Recipe of the Week 03/23/2008:

Chick Portobello with Spinach and Orzo

This is one of my favorite things to order when I’m in restaurants. Just recently, I was able to create my own recipe that satisfied my taste for it.

 

Ingredients

 

· 1 boneless chicken breasts (8oz) If
you’re cooking someone with a healthy
appetite, go ahead an prepare two.

· 1/4 Cup Dale’s Seasoning (may
substitute chicken stock, salt, pepper,
and olive oil if you are not partial to
the flavor of Dale’s)

· 1 Portobello mushroom cap, sliced

· 1/4 cup  (or two large slices) of
smoked mozzarella cheese

· 2 tbsp olive oil

· 2 tbsp chopped garlic

· 2 cups orzo

· 3 cups fresh spinach

 

Directions

 

1. Marinate the chicken breasts in Dale’s Seasoning. If you are not a Dale’s fan, use another savory (not sweet or acidic) marinade. Do not marinate for more than two hours, definitely not overnight, the chicken may be over seasoned.

2. Drizzle 1tbsp oil into a hot skillet (you can also grill the chicken if you like).
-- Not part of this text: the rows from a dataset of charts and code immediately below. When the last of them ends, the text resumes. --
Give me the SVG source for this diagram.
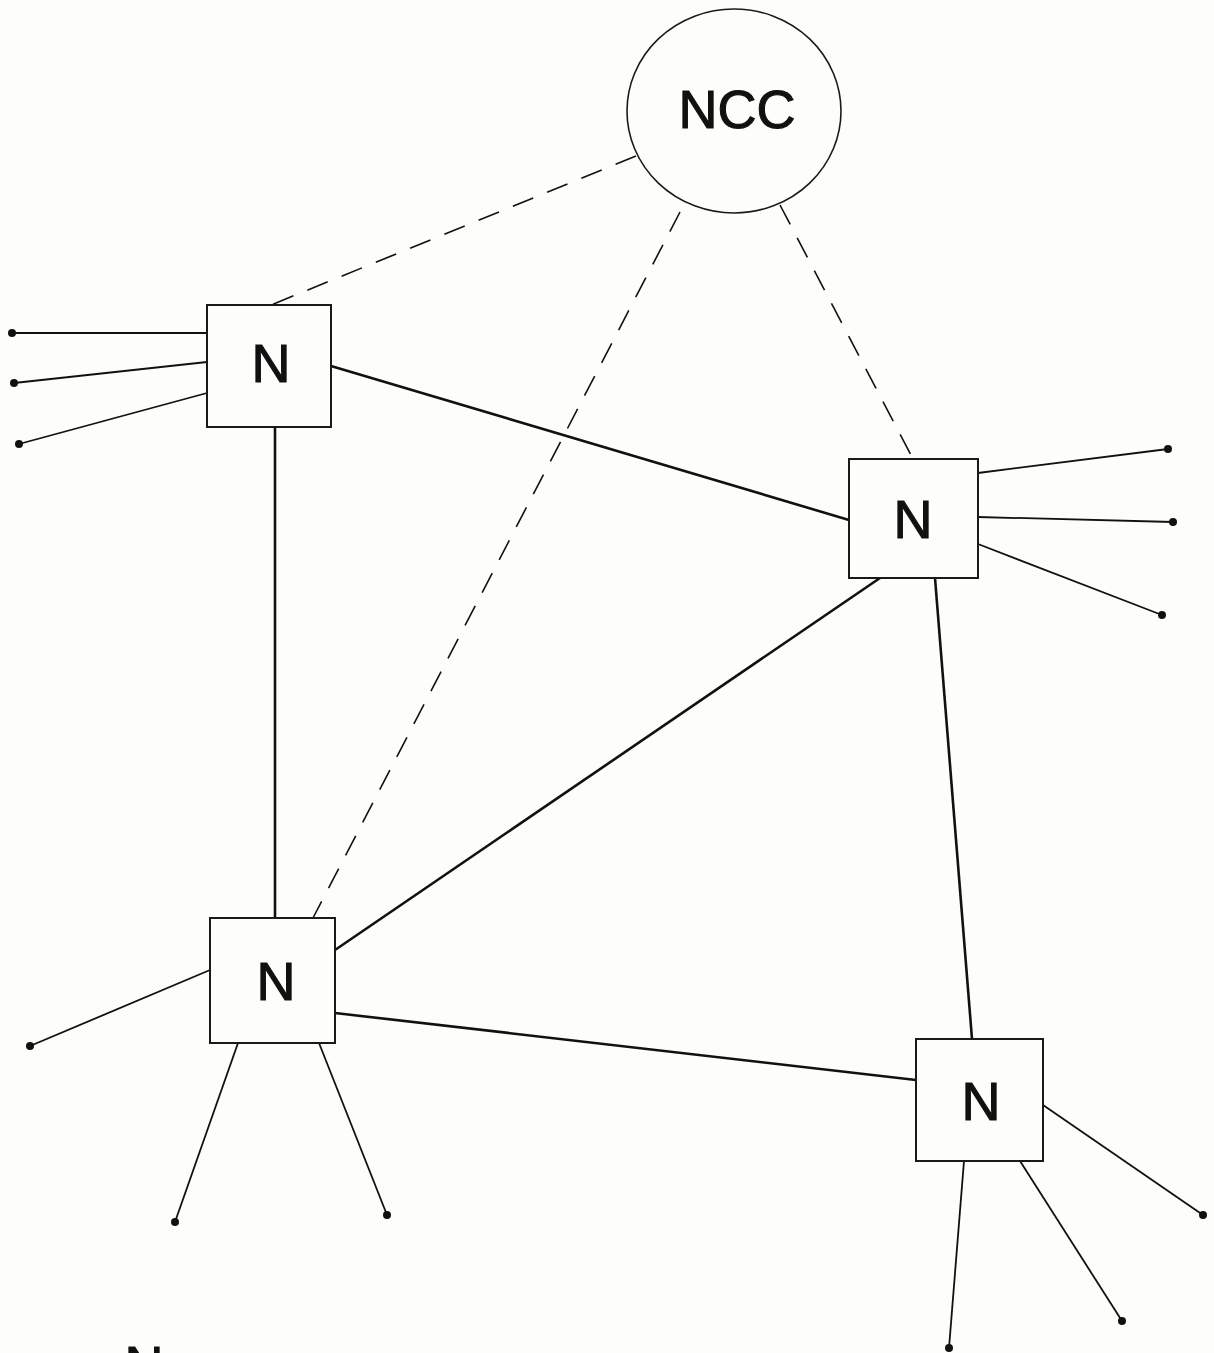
<svg xmlns="http://www.w3.org/2000/svg" width="1214" height="1353" viewBox="0 0 1214 1353">
  <style>
    .bg { fill: #fdfdf9; }
    .box { fill: #fdfdf9; stroke: #1a1a1a; stroke-width: 2; }
    .ncc { fill: #fdfdf9; stroke: #1a1a1a; stroke-width: 1.6; }
    .label { font-family: "Liberation Sans", Arial, sans-serif; font-size: 54px; fill: #111; stroke: #111; stroke-width: 1.1; text-anchor: middle; }
    .trunk { stroke: #111; stroke-width: 2.6; fill: none; }
    .ctrl { stroke: #111; stroke-width: 1.6; fill: none; stroke-dasharray: 22 15; }
    .tail { stroke: #111; stroke-width: 1.8; fill: none; }
    .term { fill: #111; }
  </style>
  <rect class="bg" x="0" y="0" width="1214" height="1353"/>

  <g id="connectors">
    <!-- control links from NCC -->
    <line class="ctrl" x1="636" y1="156" x2="271" y2="305"/>
    <line class="ctrl" x1="680" y1="212" x2="313" y2="918"/>
    <line class="ctrl" x1="780" y1="205" x2="913" y2="459"/>
    <!-- trunk links between nodes -->
    <line class="trunk" x1="331" y1="366" x2="849" y2="520"/>
    <line class="trunk" x1="275" y1="427" x2="275" y2="918"/>
    <line class="trunk" x1="880" y1="578" x2="335" y2="950"/>
    <line class="trunk" x1="935" y1="578" x2="972" y2="1039"/>
    <line class="trunk" x1="335" y1="1013" x2="916" y2="1080"/>
    <!-- subscriber lines -->
    <line class="tail" x1="207" y1="333" x2="12" y2="333"/>
    <line class="tail" x1="207" y1="362" x2="14" y2="383"/>
    <line class="tail" x1="207" y1="393" x2="19" y2="444"/>
    <line class="tail" x1="978" y1="473" x2="1168" y2="449"/>
    <line class="tail" x1="978" y1="517" x2="1173" y2="522"/>
    <line class="tail" x1="978" y1="544" x2="1162" y2="615"/>
    <line class="tail" x1="210" y1="970" x2="30" y2="1046"/>
    <line class="tail" x1="238" y1="1043" x2="175" y2="1222"/>
    <line class="tail" x1="319" y1="1043" x2="387" y2="1215"/>
    <line class="tail" x1="1043" y1="1105" x2="1203" y2="1215"/>
    <line class="tail" x1="1020" y1="1161" x2="1122" y2="1321"/>
    <line class="tail" x1="964" y1="1161" x2="949" y2="1348"/>
    <!-- terminals -->
    <circle class="term" cx="12" cy="333" r="4"/>
    <circle class="term" cx="14" cy="383" r="4"/>
    <circle class="term" cx="19" cy="444" r="4"/>
    <circle class="term" cx="1168" cy="449" r="4"/>
    <circle class="term" cx="1173" cy="522" r="4"/>
    <circle class="term" cx="1162" cy="615" r="4"/>
    <circle class="term" cx="30" cy="1046" r="4"/>
    <circle class="term" cx="175" cy="1222" r="4"/>
    <circle class="term" cx="387" cy="1215" r="4"/>
    <circle class="term" cx="1203" cy="1215" r="4"/>
    <circle class="term" cx="1122" cy="1321" r="4"/>
    <circle class="term" cx="949" cy="1348" r="4"/>
  </g>

  <g id="ncc">
    <ellipse class="ncc" cx="734" cy="111" rx="107" ry="102"/>
    <text class="label" x="737" y="128">NCC</text>
  </g>

  <g id="node-nw">
    <rect class="box" x="207" y="305" width="124" height="122"/>
    <text class="label" x="271" y="382">N</text>
  </g>

  <g id="node-e">
    <rect class="box" x="849" y="459" width="129" height="119"/>
    <text class="label" x="913" y="538">N</text>
  </g>

  <g id="node-sw">
    <rect class="box" x="210" y="918" width="125" height="125"/>
    <text class="label" x="276" y="1000">N</text>
  </g>

  <g id="node-se">
    <rect class="box" x="916" y="1039" width="127" height="122"/>
    <text class="label" x="981" y="1120">N</text>
  </g>

  <!-- legend letter running off the lower edge of the sheet -->
  <g id="legend">
    <text class="label" x="144" y="1384">N</text>
  </g>
</svg>
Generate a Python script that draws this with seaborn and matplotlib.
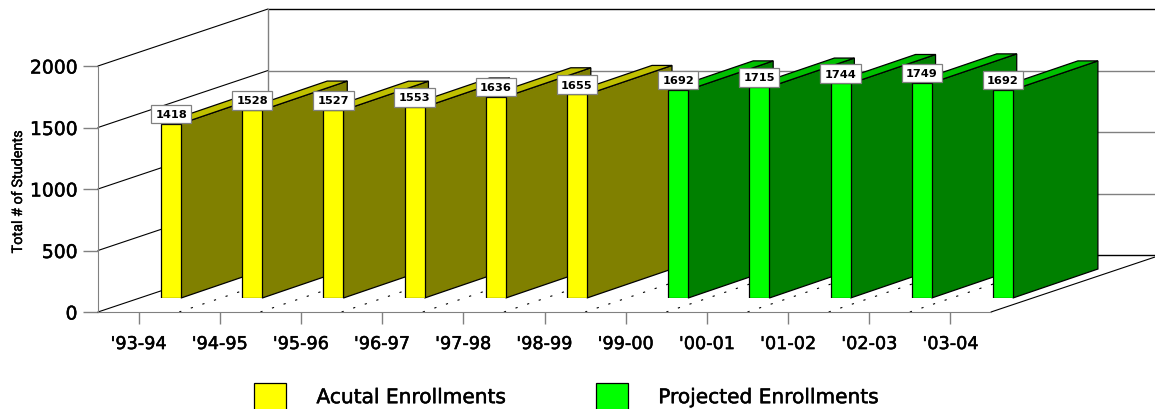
import pandas as pd
import seaborn as sns
import matplotlib.pyplot as plt
import matplotlib.patheffects as pe
from matplotlib.patches import Polygon

years = ["'93-94", "'94-95", "'95-96", "'96-97", "'97-98", "'98-99", "'99-00",
         "'00-01", "'01-02", "'02-03", "'03-04"]
enrollments = [1418, 1528, 1527, 1553, 1636, 1655, 1692, 1715, 1744, 1749, 1692]
series = ["Acutal Enrollments"] * 6 + ["Projected Enrollments"] * 5
y_ticks = [0, 500, 1000, 1500, 2000]

front_colors = {"Acutal Enrollments": "#ffff00", "Projected Enrollments": "#00ff00"}
side_colors = {"#ffff00": "#808000", "#00ff00": "#008000"}
top_colors = {"#ffff00": "#c0c000", "#00ff00": "#00c000"}

df = pd.DataFrame({"year": years, "students": enrollments, "series": series})

sns.set_style("white")
plt.rcParams["font.family"] = ["DejaVu Sans"]
plt.rcParams["text.color"] = "black"
plt.rcParams["axes.labelcolor"] = "black"
plt.rcParams["xtick.labelcolor"] = "black"
plt.rcParams["ytick.labelcolor"] = "black"

W, H = 1155, 410
fig = plt.figure(figsize=(W / 100, H / 100), dpi=100)
heavy = [pe.withStroke(linewidth=0.35, foreground="black")]

# wall and floor axes, pixel size of one category and one student
ax = fig.add_axes([98 / W, (H - 313) / H, 893 / W, 246 / H])
ax.set_xlim(-0.5, 10.5)
ax.set_ylim(0, 2000)
cat_px = 893 / 11
val_px = 246 / 2000
wall_dx = 170 / cat_px
wall_dy = 57 / val_px
right_edge = 10.5 + (1155 - 991) / cat_px

ax.set_xticks(range(11), years)
ax.set_yticks(y_ticks)
ax.tick_params(axis="x", length=8.6, width=1, color="#808080", labelsize=12.7, pad=8, bottom=True)
ax.tick_params(axis="y", length=10.8, width=1, color="#808080", labelsize=13.5, pad=4, left=True)
for lab in ax.get_xticklabels() + ax.get_yticklabels():
    lab.set_path_effects(heavy)
for name in ["top", "right"]:
    ax.spines[name].set_visible(False)
for name in ["left", "bottom"]:
    ax.spines[name].set_color("#808080")
ax.set_ylabel("Total # of Students", family=["Roboto", "DejaVu Sans"], fontsize=10.4,
              path_effects=[pe.withStroke(linewidth=0.25, foreground="black")])
ax.yaxis.set_label_coords((25 - 98) / 893, (313 - 193) / 246)

# left wall and back wall lines
for t in y_ticks:
    ax.plot([-0.5, -0.5 + wall_dx], [t, t + wall_dy], color="black", lw=0.8, clip_on=False)
    back = "black" if t in (0, 2000) else "#808080"
    ax.plot([-0.5 + wall_dx, right_edge], [t + wall_dy, t + wall_dy], color=back, lw=1, clip_on=False)
ax.plot([-0.5 + wall_dx] * 2, [wall_dy, 2000 + wall_dy], color="#808080", lw=1, clip_on=False)
ax.plot([10.5, 10.5 + wall_dx], [0, wall_dy], color="black", lw=0.8, clip_on=False)

# dotted floor lines between categories
for k in range(10):
    ax.plot([k + 0.5, k + 0.5 + wall_dx], [0, wall_dy], color="black", lw=0.8,
            ls=(0, (2, 9)), clip_on=False)

# bars sit on a plane set back from the front of the floor
ax_bar = fig.add_axes([(98 + 42.5) / W, (H - 299) / H, 893 / W, 246 / H])
ax_bar.patch.set_alpha(0)
sns.barplot(data=df, x="year", y="students", hue="series", hue_order=list(front_colors),
            palette=front_colors, order=years, width=40 / cat_px, gap=0, dodge=True,
            saturation=1, edgecolor="black", linewidth=0.9, ax=ax_bar)
ax_bar.set_xlim(-0.5, 10.5)
ax_bar.set_ylim(0, 2000)

depth_x = 85 / cat_px
depth_y = 29 / val_px
bars = [p for p in ax_bar.patches if p.get_height() > 0]
bars = sorted(bars, key=lambda p: p.get_x())
for i, p in enumerate(bars):
    x0, w, h = p.get_x(), p.get_width(), p.get_height()
    x1 = x0 + w
    r, g, b, _ = p.get_facecolor()
    key = "#%02x%02x%02x" % (round(r * 255), round(g * 255), round(b * 255))
    side = Polygon([(x1, 0), (x1, h), (x1 + depth_x, h + depth_y), (x1 + depth_x, depth_y)],
                   fc=side_colors[key], ec="black", lw=0.9, clip_on=False, zorder=10 + 2 * i)
    top = Polygon([(x0, h), (x1, h), (x1 + depth_x, h + depth_y), (x0 + depth_x, h + depth_y)],
                  fc=top_colors[key], ec="black", lw=0.9, clip_on=False, zorder=10 + 2 * i)
    ax_bar.add_patch(side)
    ax_bar.add_patch(top)
    p.set_zorder(11 + 2 * i)
    ax_bar.annotate(str(int(h)), (x0 + w / 2, h), xytext=(0, 7), textcoords="offset points",
                    ha="center", va="center", fontsize=8.2, fontweight="bold", zorder=100,
                    bbox=dict(boxstyle="square,pad=0.38", fc="white", ec="#808080", lw=0.9),
                    annotation_clip=False)

sns.move_legend(ax_bar, "lower left", bbox_to_anchor=(254 / W, -0.003), bbox_transform=fig.transFigure,
                ncol=2, title=None, frameon=False, fontsize=14.5, borderaxespad=0, borderpad=0,
                handlelength=1.6, handleheight=1.7, handletextpad=1.5, columnspacing=4.45)
for txt in ax_bar.get_legend().get_texts():
    txt.set_path_effects(heavy)
ax_bar.axis("off")

plt.savefig("out.png", dpi=100)
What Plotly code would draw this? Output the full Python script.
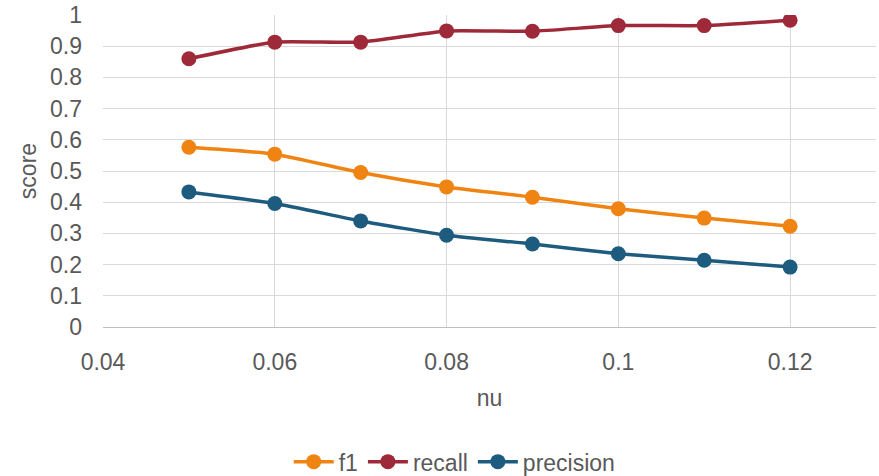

3. Cut chicken breast in half, and place skin-side down in the skillet. Score the chicken and cook half way. Turn breasts and cook on the other side.

4. Turn heat in skillet down to low. Arrange sliced portabellas in the skillet and place breast on top to heat the mushrooms.

5. In another hot skillet, place oil, garlic, peppers, salt and pepper.

6. Sauté for one minute.

7. Add orzo and chicken stock.

8. Sauté 1 more minute, stir to prevent sticking.

9. Add spinach and toss until it begins to wilt.

10. Turn the breasts over carefully with mushrooms now on top.

11. Place smoked cheese slices over mushrooms. Add in 1/4 cup of chicken stock and cover for 2 minutes.

12. Place spinach and orzo onto a plate. (don’t leave any in the pan, it will not keep properly)

13. Slide cooked breast onto a plate with the spinach orzo and drizzle with a little sauce.